7/10
Getting Justice for Medgar Evers
8 October 2020
Mississippi has a history that most any human being with a heartbeat would lament and try to bury. They've become the poster child for racism and racial injustice--and for good reason. God only knows how much blood has been spilled on her dusty earth. Some of that blood belonged to Medgar Evers, an NAACP field secretary who was bravely working to enfranchise Black Mississippians. He was shot in the back with a high-powered rifle on June 12, 1963. Byron De La Beckwith would be charged with the murder, but two mistrials would see him walk out of court a free man.

"Ghosts of Mississippi" takes the viewer from that fateful night in 1963 to 1989 when the case would be reopened. Assistant DA Bobby DeLaughter (played by Alec Baldwin) would be in charge of looking into the old case and determining if there was enough evidence to retry the case. DeLaughter did more than could ever have been expected of a white ADA in Mississippi; he dug deep. He dug in deep and kept Myrlie Evers (played by Whoopi Goldberg), Medgar's wife, apprised of everything. He dug to the point his traditional dixie wife, Dixie (played by Virginia Madsen), left him. And he was determined to keep digging until Byron De La Beckwith (played by James Woods) saw the inside of a prison.
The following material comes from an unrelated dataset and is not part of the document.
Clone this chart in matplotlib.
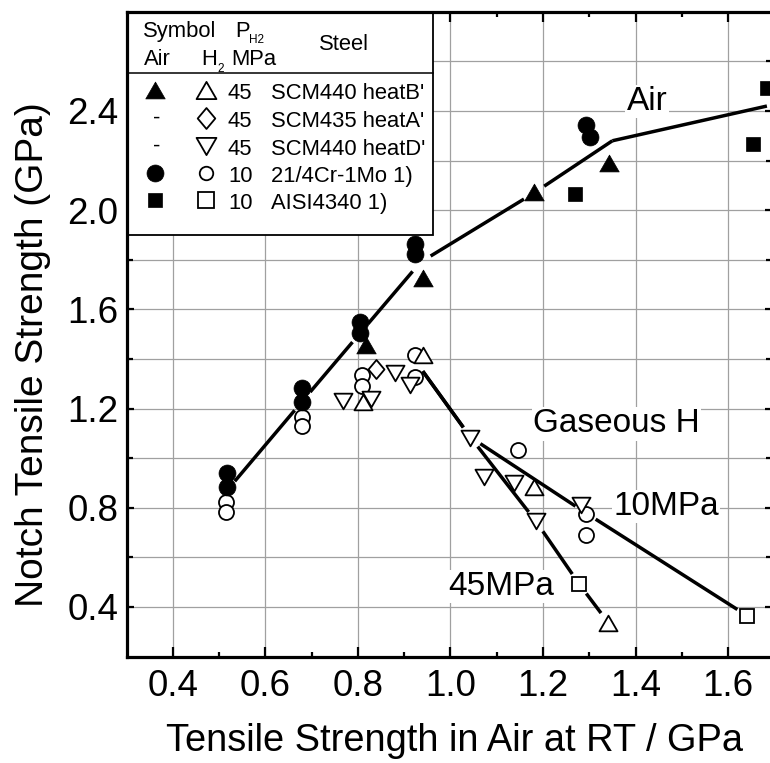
import numpy as np
import matplotlib
matplotlib.use('Agg')
import matplotlib.pyplot as plt
from matplotlib.ticker import FixedLocator, FormatStrFormatter
from matplotlib.transforms import Affine2D
from matplotlib.patches import Rectangle
from matplotlib.lines import Line2D
from matplotlib.path import Path

plt.rcParams['font.family'] = ['Liberation Sans', 'DejaVu Sans']

# ---------------- data ----------------
# SCM440 heatB'
air_B_x = [0.817, 0.941, 1.181, 1.342]
air_B_y = [1.456, 1.725, 2.075, 2.189]
h2_B_x = [0.811, 0.941, 1.181, 1.341]
h2_B_y = [1.225, 1.418, 0.885, 0.337]
# SCM435 heatA'
h2_A_x = [0.840]
h2_A_y = [1.358]
# SCM440 heatD'
h2_D_x = [0.767, 0.829, 0.880, 0.912, 1.043, 1.072, 1.137, 1.185, 1.283]
h2_D_y = [1.229, 1.239, 1.344, 1.297, 1.080, 0.926, 0.902, 0.745, 0.812]
# 2 1/4Cr-1Mo
air_C_x = [0.517, 0.517, 0.680, 0.680, 0.804, 0.804, 0.923, 0.923, 1.292, 1.302]
air_C_y = [0.942, 0.885, 1.282, 1.228, 1.550, 1.504, 1.863, 1.822, 2.344, 2.294]
h2_C_x = [0.515, 0.515, 0.680, 0.680, 0.808, 0.808, 0.923, 0.923, 1.146, 1.292, 1.292]
h2_C_y = [0.825, 0.782, 1.165, 1.130, 1.337, 1.290, 1.418, 1.328, 1.034, 0.776, 0.691]
# AISI4340
air_S_x = [1.269, 1.653, 1.684]
air_S_y = [2.064, 2.267, 2.492]
h2_S_x = [1.278, 1.642]
h2_S_y = [0.493, 0.364]

# trend lines
air_line_x = [0.517, 0.680, 0.805, 0.935, 1.181, 1.350, 1.684]
air_line_y = [0.870, 1.230, 1.505, 1.790, 2.070, 2.280, 2.420]
h10_line_x = [0.925, 1.043, 1.292, 1.642]
h10_line_y = [1.390, 1.085, 0.780, 0.364]
h45_line_x = [0.925, 1.043, 1.185, 1.278, 1.341]
h45_line_y = [1.390, 1.085, 0.745, 0.493, 0.337]

x_ticks = [0.4, 0.6, 0.8, 1.0, 1.2, 1.4, 1.6]
y_ticks = [0.4, 0.8, 1.2, 1.6, 2.0, 2.4]

legend_air = ['tri_up', '-', '-', 'o', 's']
legend_h2 = ['tri_up', 'diamond', 'tri_down', 'o', 's']
legend_p = ['45', '45', '45', '10', '10']
legend_steel = ["SCM440 heatB'", "SCM435 heatA'", "SCM440 heatD'", "21/4Cr-1Mo 1)", "AISI4340 1)"]

# ---------------- figure ----------------
W, H = 770, 763
fig = plt.figure(figsize=(W / 100, H / 100), dpi=100)
ax_l, ax_r, ax_t, ax_b = 126.6, 772.0, 11.8, 656.6
ax = fig.add_axes([ax_l / W, 1 - ax_b / H, (ax_r - ax_l) / W, (ax_b - ax_t) / H])
ax.set_xlim(0.3, 1.695)
ax.set_ylim(0.2, 2.8)
ax.set_axisbelow(True)

TRI_UP = Path([(0, 0.433), (-0.5, -0.433), (0.5, -0.433), (0, 0.433)],
              [Path.MOVETO, Path.LINETO, Path.LINETO, Path.CLOSEPOLY])
TRI_DN = Path([(0, -0.433), (-0.5, 0.433), (0.5, 0.433), (0, -0.433)],
              [Path.MOVETO, Path.LINETO, Path.LINETO, Path.CLOSEPOLY])
DIAM = Path([(0, 0.5), (0.42, 0), (0, -0.5), (-0.42, 0), (0, 0.5)],
            [Path.MOVETO, Path.LINETO, Path.LINETO, Path.LINETO, Path.CLOSEPOLY])
MK = {'tri_up': TRI_UP, 'tri_down': TRI_DN, 'diamond': DIAM, 'o': 'o', 's': 's'}
MS_FILLED = {'tri_up': 14, 'o': 12.2, 's': 10}
MS_OPEN = {'tri_up': 13, 'tri_down': 13, 'diamond': 13.7, 'o': 10.8, 's': 10.2}

# ticks / grid
ax.xaxis.set_major_locator(FixedLocator(x_ticks))
ax.xaxis.set_minor_locator(FixedLocator([0.5, 0.7, 0.9, 1.1, 1.3, 1.5]))
ax.yaxis.set_major_locator(FixedLocator(y_ticks))
ax.yaxis.set_minor_locator(FixedLocator([0.6, 1.0, 1.4, 1.8, 2.2, 2.6]))
ax.xaxis.set_major_formatter(FormatStrFormatter('%.1f'))
ax.yaxis.set_major_formatter(FormatStrFormatter('%.1f'))
ax.tick_params(axis='both', which='both', direction='in', top=True, right=True,
               width=1.6, colors='black', labelsize=26.5)
ax.tick_params(axis='x', which='major', length=7, pad=9)
ax.tick_params(axis='x', which='minor', length=3.5)
ax.tick_params(axis='y', which='major', length=5, pad=6)
ax.tick_params(axis='y', which='minor', length=4.5)
ax.grid(True, axis='x', which='major', color='#a0a0a0', linewidth=0.9)
ax.grid(True, axis='y', which='both', color='#a0a0a0', linewidth=0.9)
for s in ax.spines.values():
    s.set_linewidth(2.3)
    s.set_zorder(2.6)

ax.set_xlabel('Tensile Strength in Air at RT / GPa', fontsize=27.4)
ax.set_ylabel('Notch Tensile Strength (GPa)', fontsize=28)
ax.xaxis.set_label_coords(0.508, -0.103)
ax.yaxis.set_label_coords(-0.117, 0.468)


def gapped_line(xs, ys, gaps, gap_px=12, **kw):
    pts = ax.transData.transform(np.column_stack([xs, ys]))
    inv = ax.transData.inverted()
    for i in range(len(pts) - 1):
        p0, p1 = pts[i], pts[i + 1]
        d = p1 - p0
        u = d / np.hypot(*d)
        a = p0 + u * gap_px * gaps[i]
        b = p1 - u * gap_px * gaps[i + 1]
        seg = inv.transform(np.array([a, b]))
        ax.plot(seg[:, 0], seg[:, 1], color='black', lw=2.5, solid_capstyle='butt', zorder=2.1, **kw)


gapped_line(air_line_x, air_line_y, [1, 1, 1, 1, 1, 0, 0])
gapped_line(h10_line_x, h10_line_y, [1, 1, 1, 1])
gapped_line(h45_line_x, h45_line_y, [1, 1, 1, 1, 1])

# data markers
def filled(x, y, key):
    ax.plot(x, y, ls='none', marker=MK[key], ms=MS_FILLED[key], mfc='black', mec='black',
            mew=0.5, zorder=2.2)


def hollow(x, y, key):
    ax.plot(x, y, ls='none', marker=MK[key], ms=MS_OPEN[key], mfc='white', mec='black',
            mew=1.3, zorder=2.2)


hollow(h2_C_x, h2_C_y, 'o')
hollow(h2_D_x, h2_D_y, 'tri_down')
hollow(h2_A_x, h2_A_y, 'diamond')
hollow(h2_B_x, h2_B_y, 'tri_up')
hollow(h2_S_x, h2_S_y, 's')
filled(air_C_x, air_C_y, 'o')
filled(air_B_x, air_B_y, 'tri_up')
filled(air_S_x, air_S_y, 's')

# annotations
box = dict(facecolor='white', edgecolor='none', pad=1)
ax.text(1.381, 2.404, 'Air', fontsize=24, ha='left', va='baseline', bbox=box, zorder=2.3)
ax.text(1.179, 1.104, 'Gaseous H', fontsize=24, ha='left', va='baseline', bbox=box, zorder=2.3)
ax.text(1.352, 0.771, '10MPa', fontsize=24, ha='left', va='baseline', bbox=box, zorder=2.3)
ax.text(0.995, 0.448, '45MPa', fontsize=24, ha='left', va='baseline', bbox=box, zorder=2.3)

# ---------------- legend (pixel layout) ----------------
pix = Affine2D().scale(1 / W, -1 / H).translate(0, 1) + fig.transFigure
ax.add_patch(Rectangle((127, 12), 433 - 127, 235 - 12, transform=pix, facecolor='white',
                       edgecolor='black', lw=1.3, zorder=2.45, clip_on=False))
ax.add_line(Line2D([127, 433], [73, 73], transform=pix, color='black', lw=1.1,
                   zorder=2.46, clip_on=False))
lfs = 15.8
def ltext(x, y, s, fs=lfs, **kw):
    ax.text(x, y, s, transform=pix, fontsize=fs, ha='left', va='baseline', zorder=2.47,
            clip_on=False, **kw)

ltext(143, 37, 'Symbol')
ltext(235, 37, 'P')
ltext(249, 43, 'H2', fs=8.5)
ltext(319, 50, 'Steel')
ltext(144, 65, 'Air')
ltext(201, 65, 'H')
ltext(217, 72, '2', fs=8.5)
ltext(231, 65, 'MPa')

row_y = [90, 118, 146, 173, 200]
for i in range(5):
    y = row_y[i]
    a = legend_air[i]
    if a == '-':
        ax.text(157, y, '-', transform=pix, fontsize=lfs, ha='center', va='center',
                zorder=2.47, clip_on=False)
    else:
        ax.add_line(Line2D([155], [y], transform=pix, ls='none', marker=MK[a],
                           ms=MS_FILLED[a], mfc='black', mec='black', mew=0.5,
                           zorder=2.47, clip_on=False))
    h = legend_h2[i]
    ax.add_line(Line2D([206], [y], transform=pix, ls='none', marker=MK[h],
                       ms=MS_OPEN[h] * (1.1 if h != 'o' else 0.9), mfc='white', mec='black',
                       mew=1.3, zorder=2.47, clip_on=False))
    ltext(228, y + 9, legend_p[i])
    ltext(271, y + 9, legend_steel[i])

fig.savefig('out.png', dpi=100)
These types of movies are incredibly difficult to watch--movies such as "Mississippi Burning," "Rosewood," "A Time to Kill," and others. And what makes "Ghosts of Mississippi" even more heart wrenching is that it is 100% true. But watch I did even when my blood was boiling (indicating how good of a job James Woods did). "Ghosts of Mississippi" was a good movie and a necessary movie. But even more necessary was a step by good ol' Mississippi in the right direction towards some semblance of justice for Medgar Evers.